Despite all this, the expectation was that Labour would lose the 1945 election but would be resurrected as a strong party of opposition, a fine reward for their hard work during the war.
But this quiet message of hope, of reform, of a better world, was heard by the electorate. They also saw how reform had been utilised so successfully during the war effort and suddenly the implausible looked possible.
In government, Attlee remained a quiet man, but his cabinet needed him to rule them, to be the foil to allow them to work together and smooth over difficulties, of which there were many.
Back to today. Labour has a new leader in Keir Starmer, facing off against a Prime Minister who would dearly like to be considered Churchillian – Boris Johnson.
Like Starmer, Attlee faced a blustering opponent across the dispatch box, although even the most generous of Johnson’s supporters would struggle to describe his rhetorical skills as being in the same league as Churchill.
Starmer has shown himself to have a keen eye for detail, a man capable of mastering his briefs (Calvin Klein or political) and slowly and purposefully dismantling an argument or policy.
Attlee countered Churchill’s stardom and status by demonstrating that he was very much in touch with the working man (despite not being working-class himself) and by demonstrating his ability to create policy that works.
Grandstanding was not his style, and it should not be Starmer’s.
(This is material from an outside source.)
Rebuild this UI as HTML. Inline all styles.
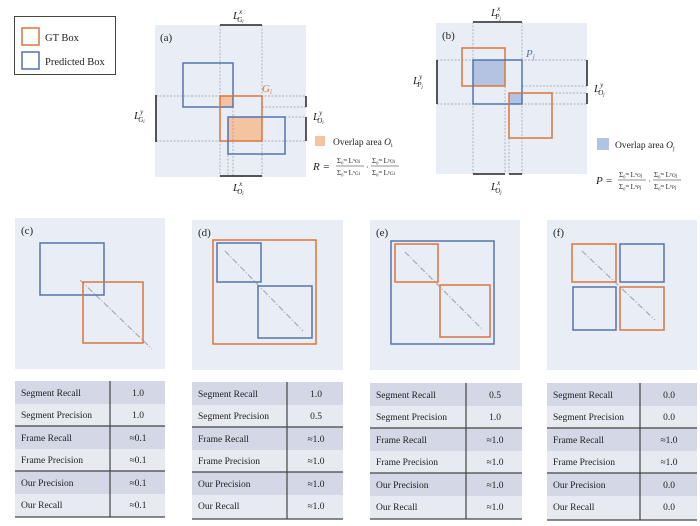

No-one can out-bluster Johnson, and Starmer, very sensibly, isn’t trying.
With no general election in sight, Starmer must follow the example of Attlee, and indeed Blair. He must demonstrate that the Labour party have a manifesto which can work, which will improve people’s lives, not through wishing or hoping, but through sensible demonstration.
Starmer has to show, like Attlee, that he is a sheep in sheep’s clothing. He is exactly what he says he is, and that he cares about their lives rather than his own career. Only then, will Labour be able to have a fourth party leader who can win a general election.